Members of the New Jersey Forest Fire Service begin a controlled burn near the property of the Jackson Liberty High School to show students the impact fire has on the soil and nutrients of the forest area. (Photo by Bob Vosseller)

  Gabliks noted the program allows students to study fire ecology right on land adjacent to their school. “What better than to have a classroom in a forest area right next to your school?” he said in the Jackson TV segment.

  Controlled burning is “pretty much a way to reduce the fuel. Controlled burning is a method of prescribed burning where we actually take a piece of the woods that has naturally had a fire in it in its history but we reduce the fuel.” They burn it while there are firefighters, trucks and equipment nearby. It’s much safer than if this fuel caught fire when no one was around, said Section Fire Warden Deale Cary.

  Division Fire Warden Shawn Judy said, “we are conducting a very small prescribed burn, a quarter of an acre. We strive every year to conduct prescribed burning and to accomplish upward of 20,000 acres. When you return to this site in May and June you will see a healthy forest and an opportunity for it flourish. You may see plants and animals that you didn’t see before.”

  Student experiments included taking soil samples and dehydrating the dirt and using distilled water to measure the nitrates and the PH balance of the dirt and to examine the soil horizon.

  JLHS Senior Madison Patterson who took part in the exercise for her biology class said they will be taking samples of DNA, learning different species of insects and plants that live in this area. “We will be learning how that changes over time with these prescribed burns and if these burns actually harm or help these woods in general.”

  “We will be learning DNA bar coding which is how to identify a species by DNA,” she added. Patterson said that she has aspirations of having a career in something similar. “I’ve always been interested in biology in general so just learning about all the different methods of how life works and how things survive and adapt in their environments is very interesting to me.”

Jackson Liberty High School students and their teachers observe the activity of prescribed burning in a forest area near their school as part of an ecology lessen. (Photo by Bob Vosseller)

  “It is a unique opportunity for the kids,” JLHS environmental teacher Ted Werner said. “It is unique in New Jersey. It is to my knowledge the only time students get to see a prescribed burn. We’ll get to see what happens over the course of the next few years as we continue the project.”

  Cary said the prescribed burns occur during the off season of the year in the winter and spring “because we take advantage of the cooler temperatures and the forests being open so it allows the forest to dry out.”

  “It is great to do labs but it is even better to do them in a natural setting because this is where science actually happens. Doing sciences means actually getting out and getting dirty and playing,” Werner said.

  The recent lesson was especially welcome given the students’ time away from the classroom and outside activities given the ongoing COVID-19 pandemic.

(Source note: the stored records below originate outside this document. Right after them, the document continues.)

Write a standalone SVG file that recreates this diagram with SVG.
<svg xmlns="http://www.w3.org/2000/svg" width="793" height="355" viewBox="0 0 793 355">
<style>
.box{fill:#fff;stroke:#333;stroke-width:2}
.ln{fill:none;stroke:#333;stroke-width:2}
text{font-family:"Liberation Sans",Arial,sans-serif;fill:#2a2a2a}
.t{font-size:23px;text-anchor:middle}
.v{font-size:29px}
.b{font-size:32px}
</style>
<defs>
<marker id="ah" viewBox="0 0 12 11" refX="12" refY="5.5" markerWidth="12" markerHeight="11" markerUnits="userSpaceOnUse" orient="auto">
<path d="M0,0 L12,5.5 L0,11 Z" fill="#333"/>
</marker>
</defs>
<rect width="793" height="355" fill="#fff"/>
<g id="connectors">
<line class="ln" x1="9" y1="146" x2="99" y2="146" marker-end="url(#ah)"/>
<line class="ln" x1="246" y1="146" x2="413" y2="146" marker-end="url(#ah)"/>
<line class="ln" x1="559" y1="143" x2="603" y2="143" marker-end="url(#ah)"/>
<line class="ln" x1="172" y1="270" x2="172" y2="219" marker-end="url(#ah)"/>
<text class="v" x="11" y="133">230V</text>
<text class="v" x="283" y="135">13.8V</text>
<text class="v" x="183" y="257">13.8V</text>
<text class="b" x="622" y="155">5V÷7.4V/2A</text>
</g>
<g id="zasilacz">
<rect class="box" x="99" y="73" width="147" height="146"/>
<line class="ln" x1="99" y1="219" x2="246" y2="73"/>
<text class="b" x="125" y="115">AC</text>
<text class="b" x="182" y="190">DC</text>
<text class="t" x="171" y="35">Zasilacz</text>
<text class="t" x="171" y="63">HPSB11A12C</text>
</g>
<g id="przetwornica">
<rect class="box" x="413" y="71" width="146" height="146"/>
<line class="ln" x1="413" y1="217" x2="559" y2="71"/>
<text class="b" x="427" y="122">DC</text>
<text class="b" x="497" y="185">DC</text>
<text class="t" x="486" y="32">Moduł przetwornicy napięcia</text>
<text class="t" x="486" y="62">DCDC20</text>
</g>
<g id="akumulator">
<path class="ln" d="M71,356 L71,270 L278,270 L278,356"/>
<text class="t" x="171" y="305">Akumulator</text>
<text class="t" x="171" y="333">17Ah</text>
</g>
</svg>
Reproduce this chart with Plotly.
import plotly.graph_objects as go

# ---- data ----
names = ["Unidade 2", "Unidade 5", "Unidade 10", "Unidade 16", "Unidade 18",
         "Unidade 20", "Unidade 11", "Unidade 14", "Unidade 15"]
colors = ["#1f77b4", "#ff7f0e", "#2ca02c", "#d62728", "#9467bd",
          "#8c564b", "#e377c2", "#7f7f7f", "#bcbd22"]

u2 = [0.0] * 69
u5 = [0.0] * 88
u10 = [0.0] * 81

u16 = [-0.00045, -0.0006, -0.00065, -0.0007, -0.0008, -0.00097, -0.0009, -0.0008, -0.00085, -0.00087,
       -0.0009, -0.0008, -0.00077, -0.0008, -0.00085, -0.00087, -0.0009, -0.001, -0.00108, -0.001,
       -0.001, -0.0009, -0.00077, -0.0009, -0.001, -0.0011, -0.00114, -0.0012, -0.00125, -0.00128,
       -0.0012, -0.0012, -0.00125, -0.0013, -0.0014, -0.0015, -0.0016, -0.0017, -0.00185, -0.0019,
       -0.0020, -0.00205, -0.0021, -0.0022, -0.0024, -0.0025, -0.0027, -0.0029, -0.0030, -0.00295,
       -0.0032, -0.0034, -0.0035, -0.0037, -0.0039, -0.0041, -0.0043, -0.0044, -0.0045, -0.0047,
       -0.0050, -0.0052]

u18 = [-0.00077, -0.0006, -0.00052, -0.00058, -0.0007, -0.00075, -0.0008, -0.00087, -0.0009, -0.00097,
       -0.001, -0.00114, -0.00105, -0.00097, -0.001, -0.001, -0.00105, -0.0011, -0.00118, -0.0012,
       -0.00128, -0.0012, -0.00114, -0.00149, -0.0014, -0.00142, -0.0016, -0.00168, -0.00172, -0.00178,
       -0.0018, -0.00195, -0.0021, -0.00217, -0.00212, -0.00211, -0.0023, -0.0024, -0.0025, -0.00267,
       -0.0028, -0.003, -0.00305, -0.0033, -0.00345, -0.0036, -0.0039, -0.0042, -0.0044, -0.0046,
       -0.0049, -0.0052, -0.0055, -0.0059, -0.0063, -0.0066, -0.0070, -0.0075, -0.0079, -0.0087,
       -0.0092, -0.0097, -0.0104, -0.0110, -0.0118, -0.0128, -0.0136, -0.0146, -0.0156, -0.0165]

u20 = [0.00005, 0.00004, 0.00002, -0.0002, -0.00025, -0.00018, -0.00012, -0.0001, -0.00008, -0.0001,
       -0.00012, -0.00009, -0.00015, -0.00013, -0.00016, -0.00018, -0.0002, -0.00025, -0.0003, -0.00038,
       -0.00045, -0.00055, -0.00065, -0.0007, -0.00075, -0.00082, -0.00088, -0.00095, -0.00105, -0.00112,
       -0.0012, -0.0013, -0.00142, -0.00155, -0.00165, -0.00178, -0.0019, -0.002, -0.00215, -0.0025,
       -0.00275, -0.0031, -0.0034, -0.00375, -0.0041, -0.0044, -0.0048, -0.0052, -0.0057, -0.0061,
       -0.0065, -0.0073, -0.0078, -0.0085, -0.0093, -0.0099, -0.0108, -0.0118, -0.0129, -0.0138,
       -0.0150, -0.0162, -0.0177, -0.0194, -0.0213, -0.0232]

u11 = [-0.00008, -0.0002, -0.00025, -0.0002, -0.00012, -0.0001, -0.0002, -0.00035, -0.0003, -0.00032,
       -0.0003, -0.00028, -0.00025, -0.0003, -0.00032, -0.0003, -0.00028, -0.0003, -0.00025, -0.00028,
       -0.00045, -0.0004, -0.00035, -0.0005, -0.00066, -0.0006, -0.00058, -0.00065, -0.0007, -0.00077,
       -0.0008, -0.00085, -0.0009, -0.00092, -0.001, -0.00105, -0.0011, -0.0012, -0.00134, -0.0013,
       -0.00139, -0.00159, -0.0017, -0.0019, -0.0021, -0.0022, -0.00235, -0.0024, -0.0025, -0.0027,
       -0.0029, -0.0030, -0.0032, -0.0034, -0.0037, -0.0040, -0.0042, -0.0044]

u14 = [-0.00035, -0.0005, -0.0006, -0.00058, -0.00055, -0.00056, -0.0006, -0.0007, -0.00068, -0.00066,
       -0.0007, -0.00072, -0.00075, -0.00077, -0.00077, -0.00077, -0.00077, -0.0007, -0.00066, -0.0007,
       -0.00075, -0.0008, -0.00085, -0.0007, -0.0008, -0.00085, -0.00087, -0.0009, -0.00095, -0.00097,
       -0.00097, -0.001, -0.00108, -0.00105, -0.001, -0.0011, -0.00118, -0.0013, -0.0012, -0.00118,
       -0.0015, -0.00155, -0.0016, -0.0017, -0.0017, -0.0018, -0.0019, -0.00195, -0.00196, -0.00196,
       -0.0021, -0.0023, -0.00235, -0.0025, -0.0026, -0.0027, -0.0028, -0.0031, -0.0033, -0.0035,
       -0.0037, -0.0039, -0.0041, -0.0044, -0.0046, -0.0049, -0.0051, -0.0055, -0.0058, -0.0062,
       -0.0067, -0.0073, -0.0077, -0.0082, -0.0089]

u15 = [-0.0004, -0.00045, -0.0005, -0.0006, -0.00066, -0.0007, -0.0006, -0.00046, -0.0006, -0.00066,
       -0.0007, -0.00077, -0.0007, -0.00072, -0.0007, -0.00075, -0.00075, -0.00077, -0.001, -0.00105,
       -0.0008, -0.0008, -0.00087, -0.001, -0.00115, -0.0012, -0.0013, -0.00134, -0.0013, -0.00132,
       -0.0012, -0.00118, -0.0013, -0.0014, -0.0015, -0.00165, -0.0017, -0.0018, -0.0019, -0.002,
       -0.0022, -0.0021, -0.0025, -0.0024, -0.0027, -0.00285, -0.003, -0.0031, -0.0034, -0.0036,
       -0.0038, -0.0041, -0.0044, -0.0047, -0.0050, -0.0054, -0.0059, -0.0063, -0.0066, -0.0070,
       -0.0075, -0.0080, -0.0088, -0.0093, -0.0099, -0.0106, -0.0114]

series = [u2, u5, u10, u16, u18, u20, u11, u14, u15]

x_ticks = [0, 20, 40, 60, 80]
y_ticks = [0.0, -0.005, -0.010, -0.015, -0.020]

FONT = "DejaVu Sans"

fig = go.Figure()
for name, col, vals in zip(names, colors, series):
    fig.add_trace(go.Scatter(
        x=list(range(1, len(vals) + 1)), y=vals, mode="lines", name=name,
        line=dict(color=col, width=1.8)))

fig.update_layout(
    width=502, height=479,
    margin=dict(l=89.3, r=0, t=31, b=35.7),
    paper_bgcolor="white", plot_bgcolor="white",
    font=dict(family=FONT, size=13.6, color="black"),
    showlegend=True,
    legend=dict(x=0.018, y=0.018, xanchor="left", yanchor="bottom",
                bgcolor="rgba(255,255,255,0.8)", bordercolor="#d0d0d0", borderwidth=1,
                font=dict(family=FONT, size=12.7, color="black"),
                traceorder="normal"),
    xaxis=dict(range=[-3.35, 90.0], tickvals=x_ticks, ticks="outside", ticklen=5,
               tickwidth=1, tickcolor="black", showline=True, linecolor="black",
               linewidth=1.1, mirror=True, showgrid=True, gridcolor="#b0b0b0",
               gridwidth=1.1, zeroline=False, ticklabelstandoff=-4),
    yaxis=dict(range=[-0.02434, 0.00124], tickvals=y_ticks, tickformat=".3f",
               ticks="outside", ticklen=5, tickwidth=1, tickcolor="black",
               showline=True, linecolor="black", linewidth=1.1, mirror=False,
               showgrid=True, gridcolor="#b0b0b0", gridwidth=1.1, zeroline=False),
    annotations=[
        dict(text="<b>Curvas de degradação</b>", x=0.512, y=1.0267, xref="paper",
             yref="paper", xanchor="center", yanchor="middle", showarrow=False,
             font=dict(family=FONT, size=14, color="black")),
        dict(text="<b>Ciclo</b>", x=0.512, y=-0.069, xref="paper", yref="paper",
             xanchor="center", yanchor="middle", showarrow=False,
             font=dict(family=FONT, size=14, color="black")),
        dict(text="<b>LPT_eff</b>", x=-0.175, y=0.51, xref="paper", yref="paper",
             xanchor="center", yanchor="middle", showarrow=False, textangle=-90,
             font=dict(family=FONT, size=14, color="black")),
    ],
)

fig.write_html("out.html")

  Superintendent Nicole Pormilli said, “Mr. Bender has really been passionate about this with his interest in the fire fighting field and bringing learning to our students. We have incredible teachers who jump right on and say ‘yes let’s do stuff’ and fulfill our philosophy here to do authentic learning not just textbook learning. It is particularly timely because of the fire that just happened in Lakewood.”

  Bender said “students are able to come out here and pretty much stand within 50 to 60 feet of a fire being put on the ground with professionals with 30-35 years’ experience explaining the process to them.”

  He noted that last year representatives from the Forest Research Education Center a couple miles away were present. He also noted that students had an opportunity to see a vocation. The students’ research will be part of an ongoing decade long project.